ホスピス現場から 柏木哲夫
私がホスピスの現場で働き始めて、30年になります。
その間、とくに末期がんの患者さんの苦痛の緩和や精神的なサポートを仕事としてきました。
私とホスピスとの出会いは、30歳ころのアメリカ留学での体験でした。
1972年に、私は衝撃的というか、新鮮な体験をさせてもらいました。
その体験とは、1人の末期がんの患者さんのケアに携わったことです。
それは主治医はもとより、ナース、ソーシャルワーカー、牧師、薬剤師、栄養士、そしてボランティアといった方々が1つのチームを編成し、1人の患者さんのケアにあたるというものでした。
チーム全員で患者さんのケアについて真剣に話し合い、そこで決定したことを次の日から現場で生かしていくのです。

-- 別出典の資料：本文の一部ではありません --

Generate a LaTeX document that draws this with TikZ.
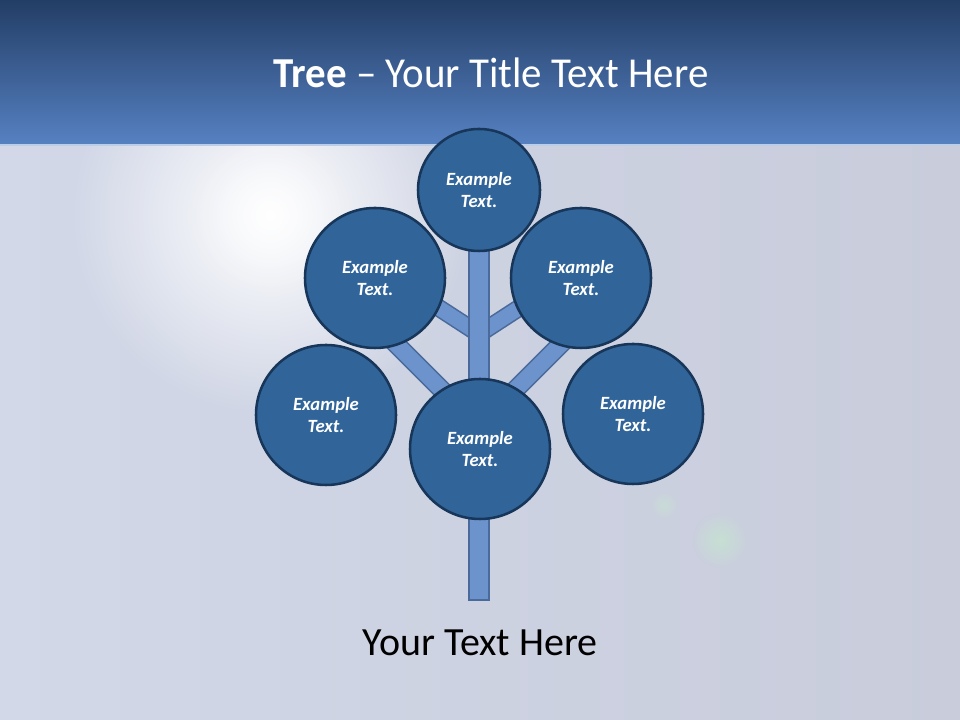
\documentclass[tikz,border=0pt]{standalone}
\usepackage{fontspec}
\setmainfont{Carlito}
\usetikzlibrary{fadings}
\definecolor{bgleft}{HTML}{D2D8E8}
\definecolor{bgright}{HTML}{C8CCDB}
\definecolor{headtop}{HTML}{233E66}
\definecolor{headbot}{HTML}{5681C2}
\definecolor{leaffill}{HTML}{31659A}
\definecolor{leafline}{HTML}{173659}
\definecolor{branchfill}{HTML}{6C93CB}
\definecolor{branchline}{HTML}{4A6A9C}
\tikzfading[name=glow,inner color=transparent!0,outer color=transparent!100]
\tikzset{
  leaf/.style={circle,draw=leafline,fill=leaffill,line width=1.9pt,minimum size=105pt,inner sep=0pt,
    text=white,align=center,font=\fontsize{14}{16.5}\selectfont\bfseries\itshape},
  branch/.style={draw=branchline,line width=1.2pt,double=branchfill,double distance=11pt},
  trunk/.style={branch,double distance=14pt}
}
\begin{document}
\begin{tikzpicture}[x=0.75pt,y=0.75pt]
\useasboundingbox (0,0) rectangle (960,720);
% sky
\shade[left color=bgleft,right color=bgright] (0,0) rectangle (960,720);
\fill[white,path fading=glow] (270,505) circle (200);
\fill[white,path fading=glow,opacity=0.5] (270,505) circle (80);
\fill[white!75!green,path fading=glow,opacity=0.35] (720,180) circle (28);
\fill[white!75!green,path fading=glow,opacity=0.25] (664,215) circle (14);
% title band
\shade[top color=headtop,bottom color=headbot] (0,575) rectangle (960,720);
\draw[headbot!40!white,line width=1pt] (0,575) -- (960,575);
\node[anchor=base,text=white,font=\fontsize{32}{38}\selectfont] (title) at (491,632) {\scalebox{0.96}[1]{\textbf{Tree} – Your Title Text Here}};
% places of the leaves
\coordinate (top) at (479,530);
\coordinate (ul) at (375,442);
\coordinate (ur) at (581,442);
\coordinate (lf) at (326,305);
\coordinate (rt) at (633,306);
\coordinate (mid) at (480,271);
\coordinate (root) at (479,120);
\coordinate (crown) at (479,500);
\coordinate (fork) at (479,386);
\path (fork) ++(147:118) coordinate (ulknot);
\path (fork) ++(33:118) coordinate (urknot);
\coordinate (lstart) at (480,292);
\coordinate (lknot) at (370,402);
\coordinate (rstart) at (479,294);
\coordinate (rknot) at (589,404);
% branches and trunk
\draw[branch] (fork) -- (ulknot);
\draw[branch] (fork) -- (urknot);
\draw[branch,double distance=12pt] (lstart) -- (lknot);
\draw[branch,double distance=12pt] (rstart) -- (rknot);
\draw[trunk] (root) -- (crown);
\draw[branchline,line width=1.2pt] ([xshift=-8.2pt]root) -- ([xshift=8.2pt]root);
% leaves
\node[leaf,minimum size=91.5pt] (topleaf) at (top) {Example\\Text.};
\node[leaf] (ulleaf) at (ul) {Example\\Text.};
\node[leaf] (urleaf) at (ur) {Example\\Text.};
\node[leaf] (lfleaf) at (lf) {Example\\Text.};
\node[leaf] (rtleaf) at (rt) {Example\\Text.};
\node[leaf] (midleaf) at (mid) {Example\\Text.};
\node[anchor=base,font=\fontsize{30}{36}\selectfont] (caption) at (480,64) {Your Text Here};
\end{tikzpicture}
\end{document}
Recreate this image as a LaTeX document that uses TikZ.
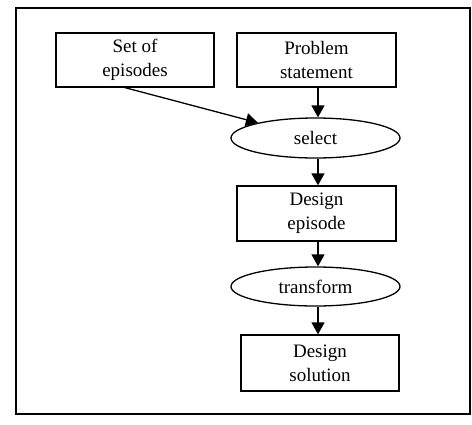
\documentclass[tikz,border=0pt]{standalone}
\usepackage{fontspec}
\setmainfont{Liberation Serif}
\usetikzlibrary{arrows.meta,shapes.geometric,calc}
\begin{document}
\begin{tikzpicture}[x=1pt,y=-1pt,
  every node/.style={font=\fontsize{19}{24}\selectfont, align=center, inner sep=0pt},
  box/.style={draw, line width=1.3pt, rectangle},
  oval/.style={draw, line width=1.3pt, ellipse},
  arr/.style={line width=1.3pt, -{Triangle[length=12pt,width=13pt]}}]
\useasboundingbox (0,0) rectangle (472,424);
\draw[line width=1.8pt] (16,8) rectangle (470,414);
\node[box, minimum width=158, minimum height=54] (set) at (135,60) {Set of\\episodes};
\node[box, minimum width=159, minimum height=54] (prob) at (316.5,60) {Problem\\statement};
\node[oval, minimum width=169, minimum height=40] (sel) at (315.5,138) {select};
\node[box, minimum width=159, minimum height=55] (dep) at (316.5,213.5) {Design\\episode};
\node[oval, minimum width=169, minimum height=39] (tr) at (315.5,286.5) {transform};
\node[box, minimum width=158, minimum height=56] (sol) at (320,363) {Design\\solution};
\coordinate (ax) at (318,0);
\draw[arr] ($(set.south)+(-10,0)$) -- (sel);
\draw[arr] (prob.south -| ax) -- (sel.north -| ax);
\draw[arr] (sel.south -| ax) -- (dep.north -| ax);
\draw[arr] (dep.south -| ax) -- (tr.north -| ax);
\draw[arr] (tr.south -| ax) -- (sol.north -| ax);
\end{tikzpicture}
\end{document}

そこに私は精神科の医者として参加したというわけです。
あとひと月くらいで死を迎える人に対して、なぜこんなに熱心に討議をし、ケアの方法を考えるのかという疑問をもちました。
しかし、何度か会議を重ねるうちに、チームの人たちが病気を治すことと同様に、治らない、死を迎えざるを得ない人たちの苦痛を緩和し、精神的に支えることも、重要な医学の1部分としていることが分かってきたのです。